** Exercise description **
Reproduce nothing except the lines between the line with "What matplotlib code" and the line with "x = np.arange(len(periodos))", both ends included, and please leave out pictures.

(Items from a data source)
* Begin *
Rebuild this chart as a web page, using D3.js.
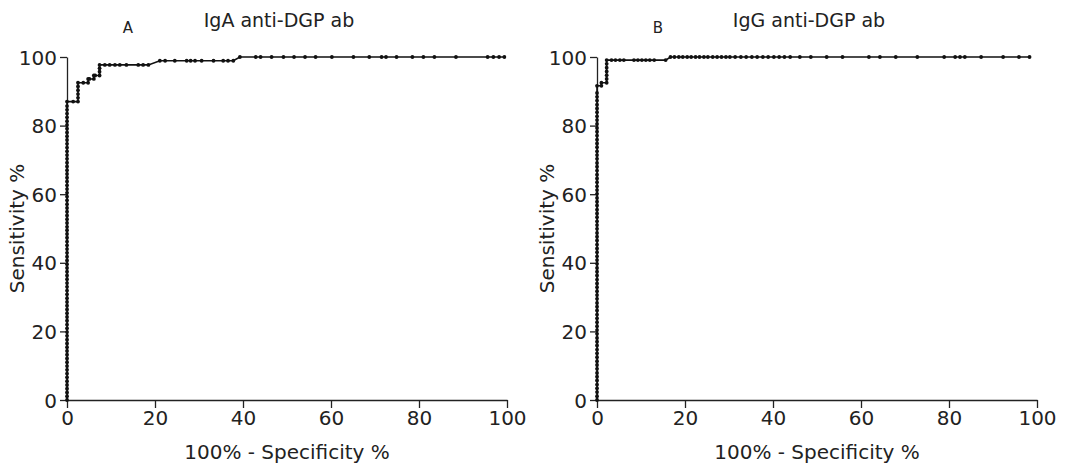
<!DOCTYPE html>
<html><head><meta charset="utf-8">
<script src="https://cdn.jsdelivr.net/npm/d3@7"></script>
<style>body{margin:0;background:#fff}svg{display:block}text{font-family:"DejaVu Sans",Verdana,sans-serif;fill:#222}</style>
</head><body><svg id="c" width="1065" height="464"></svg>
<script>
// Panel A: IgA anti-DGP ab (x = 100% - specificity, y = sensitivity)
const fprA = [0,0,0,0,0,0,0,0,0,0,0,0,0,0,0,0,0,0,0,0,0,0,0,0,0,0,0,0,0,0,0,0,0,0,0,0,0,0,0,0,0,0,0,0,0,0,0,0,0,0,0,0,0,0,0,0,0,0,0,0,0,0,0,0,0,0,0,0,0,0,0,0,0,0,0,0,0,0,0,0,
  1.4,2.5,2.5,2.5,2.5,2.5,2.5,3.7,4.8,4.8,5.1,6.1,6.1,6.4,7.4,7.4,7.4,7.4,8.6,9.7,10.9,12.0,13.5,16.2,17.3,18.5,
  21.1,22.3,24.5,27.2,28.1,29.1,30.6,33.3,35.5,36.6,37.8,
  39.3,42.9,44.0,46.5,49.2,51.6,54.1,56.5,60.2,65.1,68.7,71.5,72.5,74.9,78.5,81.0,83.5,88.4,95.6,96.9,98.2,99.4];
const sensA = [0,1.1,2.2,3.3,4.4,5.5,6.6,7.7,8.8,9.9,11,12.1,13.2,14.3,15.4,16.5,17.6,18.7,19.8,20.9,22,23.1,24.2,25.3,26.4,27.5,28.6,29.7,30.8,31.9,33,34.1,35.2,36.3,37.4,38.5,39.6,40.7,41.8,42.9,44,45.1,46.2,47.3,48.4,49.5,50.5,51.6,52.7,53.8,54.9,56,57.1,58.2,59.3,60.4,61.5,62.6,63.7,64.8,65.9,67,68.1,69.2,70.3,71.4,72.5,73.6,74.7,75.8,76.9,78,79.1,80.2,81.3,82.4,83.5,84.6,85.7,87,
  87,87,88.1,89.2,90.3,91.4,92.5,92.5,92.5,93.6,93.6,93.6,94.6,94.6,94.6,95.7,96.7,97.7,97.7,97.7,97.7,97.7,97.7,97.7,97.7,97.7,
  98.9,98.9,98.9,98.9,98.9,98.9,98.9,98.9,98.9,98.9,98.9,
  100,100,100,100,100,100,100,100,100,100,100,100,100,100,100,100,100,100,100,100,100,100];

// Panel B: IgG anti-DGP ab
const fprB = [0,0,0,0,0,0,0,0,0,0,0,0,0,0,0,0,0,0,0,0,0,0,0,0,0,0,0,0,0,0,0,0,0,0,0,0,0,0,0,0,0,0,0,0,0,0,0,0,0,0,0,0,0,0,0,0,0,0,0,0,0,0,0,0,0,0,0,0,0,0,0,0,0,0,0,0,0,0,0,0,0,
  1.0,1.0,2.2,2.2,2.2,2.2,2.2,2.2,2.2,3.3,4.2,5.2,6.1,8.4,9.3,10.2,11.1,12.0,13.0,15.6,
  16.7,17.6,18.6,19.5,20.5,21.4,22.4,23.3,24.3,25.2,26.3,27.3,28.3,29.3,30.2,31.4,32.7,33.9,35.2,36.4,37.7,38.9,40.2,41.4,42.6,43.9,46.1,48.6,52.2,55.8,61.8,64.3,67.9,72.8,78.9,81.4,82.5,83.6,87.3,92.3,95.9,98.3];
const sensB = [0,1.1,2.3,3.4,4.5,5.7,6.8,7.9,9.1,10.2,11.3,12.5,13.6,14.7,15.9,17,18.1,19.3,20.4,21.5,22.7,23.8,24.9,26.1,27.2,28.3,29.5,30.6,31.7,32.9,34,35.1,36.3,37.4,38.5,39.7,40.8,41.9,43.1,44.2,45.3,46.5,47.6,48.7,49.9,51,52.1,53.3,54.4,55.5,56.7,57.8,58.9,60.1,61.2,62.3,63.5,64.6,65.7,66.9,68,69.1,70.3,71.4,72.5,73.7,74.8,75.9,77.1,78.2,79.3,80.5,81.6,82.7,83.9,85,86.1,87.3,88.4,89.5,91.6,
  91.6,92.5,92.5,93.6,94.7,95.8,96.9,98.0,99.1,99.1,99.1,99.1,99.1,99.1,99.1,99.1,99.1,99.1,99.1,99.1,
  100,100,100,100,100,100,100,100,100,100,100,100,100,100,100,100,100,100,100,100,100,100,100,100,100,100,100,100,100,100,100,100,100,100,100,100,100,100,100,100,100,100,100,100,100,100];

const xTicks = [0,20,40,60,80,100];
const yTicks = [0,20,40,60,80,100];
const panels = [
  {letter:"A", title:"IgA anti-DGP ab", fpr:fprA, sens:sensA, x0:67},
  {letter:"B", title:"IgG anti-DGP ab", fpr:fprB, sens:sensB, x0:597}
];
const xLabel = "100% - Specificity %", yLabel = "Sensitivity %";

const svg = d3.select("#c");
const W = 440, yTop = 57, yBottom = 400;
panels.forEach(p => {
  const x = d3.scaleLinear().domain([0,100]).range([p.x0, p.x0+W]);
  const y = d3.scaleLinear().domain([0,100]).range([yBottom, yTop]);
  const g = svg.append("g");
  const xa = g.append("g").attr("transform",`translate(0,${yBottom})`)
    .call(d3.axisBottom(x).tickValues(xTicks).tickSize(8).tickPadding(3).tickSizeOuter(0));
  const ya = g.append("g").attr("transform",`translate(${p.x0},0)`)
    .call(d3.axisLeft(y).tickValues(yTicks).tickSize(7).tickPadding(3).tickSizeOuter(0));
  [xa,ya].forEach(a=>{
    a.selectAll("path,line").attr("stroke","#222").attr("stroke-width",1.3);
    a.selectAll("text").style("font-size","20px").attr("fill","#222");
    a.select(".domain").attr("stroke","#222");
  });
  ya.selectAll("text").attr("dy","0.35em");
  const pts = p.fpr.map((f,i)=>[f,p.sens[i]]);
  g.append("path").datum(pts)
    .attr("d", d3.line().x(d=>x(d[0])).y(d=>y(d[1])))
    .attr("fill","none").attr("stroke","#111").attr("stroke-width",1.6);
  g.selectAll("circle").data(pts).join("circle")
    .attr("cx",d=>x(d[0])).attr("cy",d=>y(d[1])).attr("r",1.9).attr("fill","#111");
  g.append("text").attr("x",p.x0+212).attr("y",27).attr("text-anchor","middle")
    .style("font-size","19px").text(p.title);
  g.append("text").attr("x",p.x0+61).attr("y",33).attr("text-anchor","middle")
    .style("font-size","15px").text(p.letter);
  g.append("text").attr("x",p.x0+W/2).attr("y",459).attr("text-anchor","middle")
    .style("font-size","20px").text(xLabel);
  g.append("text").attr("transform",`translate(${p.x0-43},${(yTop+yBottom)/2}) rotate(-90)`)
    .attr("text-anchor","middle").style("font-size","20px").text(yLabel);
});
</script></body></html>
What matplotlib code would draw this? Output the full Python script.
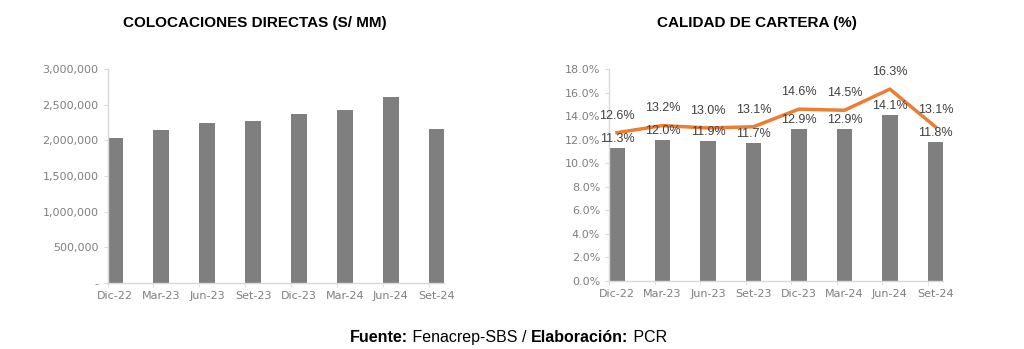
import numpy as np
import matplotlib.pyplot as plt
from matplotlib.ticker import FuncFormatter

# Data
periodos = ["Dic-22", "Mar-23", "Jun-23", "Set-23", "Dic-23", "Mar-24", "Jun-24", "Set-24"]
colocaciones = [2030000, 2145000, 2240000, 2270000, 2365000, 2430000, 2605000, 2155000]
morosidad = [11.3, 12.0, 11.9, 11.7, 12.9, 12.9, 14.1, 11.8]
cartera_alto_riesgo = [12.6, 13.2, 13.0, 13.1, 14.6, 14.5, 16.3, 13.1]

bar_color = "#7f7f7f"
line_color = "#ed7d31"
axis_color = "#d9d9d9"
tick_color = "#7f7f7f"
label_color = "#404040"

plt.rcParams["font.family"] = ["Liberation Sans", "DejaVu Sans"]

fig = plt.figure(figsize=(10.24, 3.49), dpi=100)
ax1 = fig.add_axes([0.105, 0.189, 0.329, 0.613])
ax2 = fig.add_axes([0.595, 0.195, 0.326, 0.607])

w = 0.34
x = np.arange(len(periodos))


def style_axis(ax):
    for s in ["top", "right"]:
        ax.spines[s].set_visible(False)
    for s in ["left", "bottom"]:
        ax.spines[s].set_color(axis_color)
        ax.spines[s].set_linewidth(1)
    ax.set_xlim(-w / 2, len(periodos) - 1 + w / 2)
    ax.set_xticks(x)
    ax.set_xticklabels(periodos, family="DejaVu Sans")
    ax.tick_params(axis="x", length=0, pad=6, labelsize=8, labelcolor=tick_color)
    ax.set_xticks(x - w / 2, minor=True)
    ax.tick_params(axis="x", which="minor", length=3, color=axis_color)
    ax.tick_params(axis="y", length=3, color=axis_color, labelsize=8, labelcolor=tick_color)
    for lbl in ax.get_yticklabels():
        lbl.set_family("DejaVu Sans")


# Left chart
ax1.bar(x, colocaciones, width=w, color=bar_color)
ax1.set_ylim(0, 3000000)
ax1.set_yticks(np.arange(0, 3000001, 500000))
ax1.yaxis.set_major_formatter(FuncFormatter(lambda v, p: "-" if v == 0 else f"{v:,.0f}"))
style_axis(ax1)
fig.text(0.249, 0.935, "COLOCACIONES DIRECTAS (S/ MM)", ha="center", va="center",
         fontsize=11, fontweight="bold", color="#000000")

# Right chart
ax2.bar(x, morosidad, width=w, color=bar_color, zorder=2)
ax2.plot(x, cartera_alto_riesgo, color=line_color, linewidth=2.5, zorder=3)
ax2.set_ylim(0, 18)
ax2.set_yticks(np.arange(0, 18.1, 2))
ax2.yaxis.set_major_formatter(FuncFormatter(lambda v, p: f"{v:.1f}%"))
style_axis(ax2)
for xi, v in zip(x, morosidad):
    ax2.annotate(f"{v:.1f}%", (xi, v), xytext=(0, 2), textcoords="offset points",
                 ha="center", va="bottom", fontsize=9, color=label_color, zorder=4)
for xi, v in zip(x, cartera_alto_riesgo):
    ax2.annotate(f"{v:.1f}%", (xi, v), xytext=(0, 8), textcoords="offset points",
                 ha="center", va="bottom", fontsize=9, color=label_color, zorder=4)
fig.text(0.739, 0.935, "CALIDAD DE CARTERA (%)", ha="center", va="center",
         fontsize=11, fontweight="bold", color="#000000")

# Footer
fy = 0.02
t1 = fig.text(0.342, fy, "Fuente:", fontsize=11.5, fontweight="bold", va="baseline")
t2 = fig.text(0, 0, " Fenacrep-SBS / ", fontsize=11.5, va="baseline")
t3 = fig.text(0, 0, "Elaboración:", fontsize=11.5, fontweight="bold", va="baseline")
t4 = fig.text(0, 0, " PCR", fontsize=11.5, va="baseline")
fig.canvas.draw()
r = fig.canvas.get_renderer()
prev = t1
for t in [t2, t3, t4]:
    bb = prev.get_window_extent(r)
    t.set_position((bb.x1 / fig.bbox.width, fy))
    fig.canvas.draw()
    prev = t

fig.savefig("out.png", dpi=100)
* End *
** Correct output **
What matplotlib code would draw this? Output the full Python script.
import numpy as np
import matplotlib.pyplot as plt
from matplotlib.ticker import FuncFormatter

# Data
periodos = ["Dic-22", "Mar-23", "Jun-23", "Set-23", "Dic-23", "Mar-24", "Jun-24", "Set-24"]
colocaciones = [2030000, 2145000, 2240000, 2270000, 2365000, 2430000, 2605000, 2155000]
morosidad = [11.3, 12.0, 11.9, 11.7, 12.9, 12.9, 14.1, 11.8]
cartera_alto_riesgo = [12.6, 13.2, 13.0, 13.1, 14.6, 14.5, 16.3, 13.1]

bar_color = "#7f7f7f"
line_color = "#ed7d31"
axis_color = "#d9d9d9"
tick_color = "#7f7f7f"
label_color = "#404040"

plt.rcParams["font.family"] = ["Liberation Sans", "DejaVu Sans"]

fig = plt.figure(figsize=(10.24, 3.49), dpi=100)
ax1 = fig.add_axes([0.105, 0.189, 0.329, 0.613])
ax2 = fig.add_axes([0.595, 0.195, 0.326, 0.607])

w = 0.34
x = np.arange(len(periodos))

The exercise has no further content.